I don't really see ripgrep's value as a "replacement", I just use it since its a dep for Doom and Dirvish. Most of the RIIR software is just kinda pointless. Fzf is alright. Zoxide is extremely overrated and also made by "ajeet" unironically. Just use sh-z. Troon software is one thing, but jeetslop? No, sir!

they are pretty much betting the farm on security through obscurity.

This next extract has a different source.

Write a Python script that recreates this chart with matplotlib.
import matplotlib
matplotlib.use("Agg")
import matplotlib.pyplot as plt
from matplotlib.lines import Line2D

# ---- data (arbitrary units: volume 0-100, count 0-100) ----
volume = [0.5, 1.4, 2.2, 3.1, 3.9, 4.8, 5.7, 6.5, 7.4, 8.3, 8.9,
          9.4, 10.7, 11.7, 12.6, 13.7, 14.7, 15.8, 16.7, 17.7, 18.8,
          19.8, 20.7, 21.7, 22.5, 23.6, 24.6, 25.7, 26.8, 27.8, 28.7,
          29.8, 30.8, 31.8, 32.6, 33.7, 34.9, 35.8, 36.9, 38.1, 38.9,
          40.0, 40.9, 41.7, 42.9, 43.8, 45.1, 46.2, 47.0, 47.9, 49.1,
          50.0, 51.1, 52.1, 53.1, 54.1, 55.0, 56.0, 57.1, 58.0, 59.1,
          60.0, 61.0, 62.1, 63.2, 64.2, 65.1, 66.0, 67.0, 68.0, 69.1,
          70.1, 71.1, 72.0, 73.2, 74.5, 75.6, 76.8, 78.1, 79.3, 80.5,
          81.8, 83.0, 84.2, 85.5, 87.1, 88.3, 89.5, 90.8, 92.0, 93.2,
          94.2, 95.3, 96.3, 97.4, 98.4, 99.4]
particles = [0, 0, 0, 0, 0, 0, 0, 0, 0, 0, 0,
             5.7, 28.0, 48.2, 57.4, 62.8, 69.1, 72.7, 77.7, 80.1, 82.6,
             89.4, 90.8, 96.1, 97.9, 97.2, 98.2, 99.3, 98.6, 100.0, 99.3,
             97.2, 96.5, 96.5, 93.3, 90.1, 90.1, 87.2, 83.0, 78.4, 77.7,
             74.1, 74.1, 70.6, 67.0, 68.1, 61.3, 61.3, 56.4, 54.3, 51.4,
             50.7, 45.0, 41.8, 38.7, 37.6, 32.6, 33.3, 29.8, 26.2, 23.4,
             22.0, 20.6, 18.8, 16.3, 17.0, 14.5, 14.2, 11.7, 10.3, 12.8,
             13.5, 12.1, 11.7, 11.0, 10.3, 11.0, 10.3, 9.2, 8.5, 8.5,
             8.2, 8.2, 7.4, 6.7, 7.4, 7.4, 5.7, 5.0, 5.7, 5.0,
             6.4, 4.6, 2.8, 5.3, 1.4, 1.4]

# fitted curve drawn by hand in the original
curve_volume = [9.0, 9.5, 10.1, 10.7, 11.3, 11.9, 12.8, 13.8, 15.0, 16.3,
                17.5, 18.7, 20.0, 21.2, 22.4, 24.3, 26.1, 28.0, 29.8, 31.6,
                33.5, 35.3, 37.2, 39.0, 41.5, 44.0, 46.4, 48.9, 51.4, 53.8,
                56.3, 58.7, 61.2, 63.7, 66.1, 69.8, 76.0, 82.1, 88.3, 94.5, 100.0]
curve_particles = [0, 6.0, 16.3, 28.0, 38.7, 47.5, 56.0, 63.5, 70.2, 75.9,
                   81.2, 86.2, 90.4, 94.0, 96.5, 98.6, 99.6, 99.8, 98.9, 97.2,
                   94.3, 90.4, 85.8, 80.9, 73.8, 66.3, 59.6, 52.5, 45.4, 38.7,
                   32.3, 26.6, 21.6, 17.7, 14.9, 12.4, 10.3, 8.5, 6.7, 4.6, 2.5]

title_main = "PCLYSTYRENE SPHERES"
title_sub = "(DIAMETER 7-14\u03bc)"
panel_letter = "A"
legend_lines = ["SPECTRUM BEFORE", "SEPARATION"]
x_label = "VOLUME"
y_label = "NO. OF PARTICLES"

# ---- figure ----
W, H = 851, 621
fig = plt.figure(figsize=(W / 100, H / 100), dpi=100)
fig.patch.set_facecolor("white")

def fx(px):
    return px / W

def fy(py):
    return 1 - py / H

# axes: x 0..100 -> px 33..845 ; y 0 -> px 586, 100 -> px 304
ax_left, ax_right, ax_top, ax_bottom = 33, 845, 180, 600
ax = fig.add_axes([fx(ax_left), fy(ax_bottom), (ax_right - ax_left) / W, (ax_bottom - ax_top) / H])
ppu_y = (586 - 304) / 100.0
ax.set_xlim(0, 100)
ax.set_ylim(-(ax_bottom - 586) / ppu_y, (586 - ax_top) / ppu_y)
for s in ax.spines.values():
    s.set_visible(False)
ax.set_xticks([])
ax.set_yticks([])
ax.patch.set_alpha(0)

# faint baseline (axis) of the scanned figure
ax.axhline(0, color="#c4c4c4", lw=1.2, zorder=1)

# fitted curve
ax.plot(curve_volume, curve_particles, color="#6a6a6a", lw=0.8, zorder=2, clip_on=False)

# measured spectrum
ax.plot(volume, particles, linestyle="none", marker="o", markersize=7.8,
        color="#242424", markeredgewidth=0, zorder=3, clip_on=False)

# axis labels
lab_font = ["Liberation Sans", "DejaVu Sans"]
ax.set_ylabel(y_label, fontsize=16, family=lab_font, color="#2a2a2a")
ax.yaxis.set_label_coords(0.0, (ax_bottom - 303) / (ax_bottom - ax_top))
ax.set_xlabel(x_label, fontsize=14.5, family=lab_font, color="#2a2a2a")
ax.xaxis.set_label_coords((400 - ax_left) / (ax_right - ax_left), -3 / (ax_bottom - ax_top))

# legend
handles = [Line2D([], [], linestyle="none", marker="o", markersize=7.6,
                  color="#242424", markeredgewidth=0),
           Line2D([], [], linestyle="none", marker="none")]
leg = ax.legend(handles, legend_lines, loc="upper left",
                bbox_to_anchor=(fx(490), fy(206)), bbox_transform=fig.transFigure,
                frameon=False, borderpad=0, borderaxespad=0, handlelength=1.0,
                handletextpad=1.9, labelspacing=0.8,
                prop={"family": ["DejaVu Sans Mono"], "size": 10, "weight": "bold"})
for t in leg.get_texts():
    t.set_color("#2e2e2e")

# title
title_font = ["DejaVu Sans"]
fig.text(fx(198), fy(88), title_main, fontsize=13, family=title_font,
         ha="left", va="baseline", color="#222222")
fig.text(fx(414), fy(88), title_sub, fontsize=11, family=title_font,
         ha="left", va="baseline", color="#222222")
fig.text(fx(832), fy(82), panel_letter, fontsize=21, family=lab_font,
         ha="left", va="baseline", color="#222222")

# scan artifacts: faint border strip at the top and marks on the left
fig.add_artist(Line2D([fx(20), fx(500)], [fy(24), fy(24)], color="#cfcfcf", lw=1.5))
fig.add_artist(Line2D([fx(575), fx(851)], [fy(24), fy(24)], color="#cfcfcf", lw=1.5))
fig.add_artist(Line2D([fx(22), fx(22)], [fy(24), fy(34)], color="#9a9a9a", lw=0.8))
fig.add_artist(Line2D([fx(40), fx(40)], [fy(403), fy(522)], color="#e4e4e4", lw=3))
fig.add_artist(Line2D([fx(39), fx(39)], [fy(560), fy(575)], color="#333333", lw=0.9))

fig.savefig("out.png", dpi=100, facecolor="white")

Why do you think there's a new database breach every other week? For small, centralized projects that actually do get reviewed, AI is a neat and useful tool, but when you have Sanjay Poojar x20 shitting out giant logs a breach is pretty much a given. At this point they may as well give out peoples' data for free on account of how many incidents there've been just this year alone.
 
Why do you think there's a new database breach every other week? For small, centralized projects that actually do get reviewed, AI is a neat and useful tool, but when you have Sanjay Poojar x20 shitting out giant logs a breach is pretty much a given. At this point they may as well give out peoples' data for free on account of how many incidents there've been just this year alone.
whenever I look at the list of data breaches I forget what year it is, because it feels like we are back in the early 2000s
 
FFmpeg is moving to Rust 🦀
1775001307913.png
 
crossposting this here because not many people check the claude thread and some people may find it interesting:

claude-code source code leaked lol

https://nitter.net/T3chFalcon/status/2038926178153529479 https://ghostarchive.org/archive/G2S5u
repos are being actively DMCA'd but people are dissecting it already
the github repos are getting DMCA'd but people are using LLMs to rewrite it in rust/python to get around it.

i see you :smug:
 
I'm sorry, what the fuck is going on with FLOSS\software\Internet.
All of a sudden everything has gone to complete shit and nobody is putting it on the news or talking about it.
Legit question: what mail chains, irc channels, forums should I be signing up for to keep up with this atrocity.
 
Their wording is actually correct. The slop output, being in principle new code, is not audited at all (and pravtically un-auditable in a reasonable time frame), so it will not have any CVEs assigned to it. A CVE is assigned when someone finds a possible vulnerability, and being a huge code base generated entirely by AI it's likely full of subtle security bugs.
I wouldn't be surprised if some burocratic faggot decided that untested code with 0 CVE's looks better than one that had plenty but is tested because it looks better on paper if you are retarded
 
crossposting this here because not many people check the claude thread and some people may find it interesting:


the github repos are getting DMCA'd but people are using LLMs to rewrite it in rust/python to get around it.


i see you :smug:
Is there any stable link leading to the entire leaked codebase? Useful or not, I want it in my collection.
 
Their wording is actually correct. The slop output, being in principle new code, is not audited at all (and pravtically un-auditable in a reasonable time frame), so it will not have any CVEs assigned to it. A CVE is assigned when someone finds a possible vulnerability, and being a huge code base generated entirely by AI it's likely full of subtle security bugs.
I know that. That's what I'm saying. "We used code with no known CVEs so we are not liable" is a feature. Then you never need to patch your shit and if someone did report a vulnerability, just have claude remake that section hey presto, back to 0 CVEs. All the data breaches that happen... already happen so no one will give a fuck about those.

Dude I saw this in a quoted post so the image isn't there and thought it was legitimate for a second. "But how they have so much hand tuned assembly?!". You have no idea how relieved I am it's merely the start of April.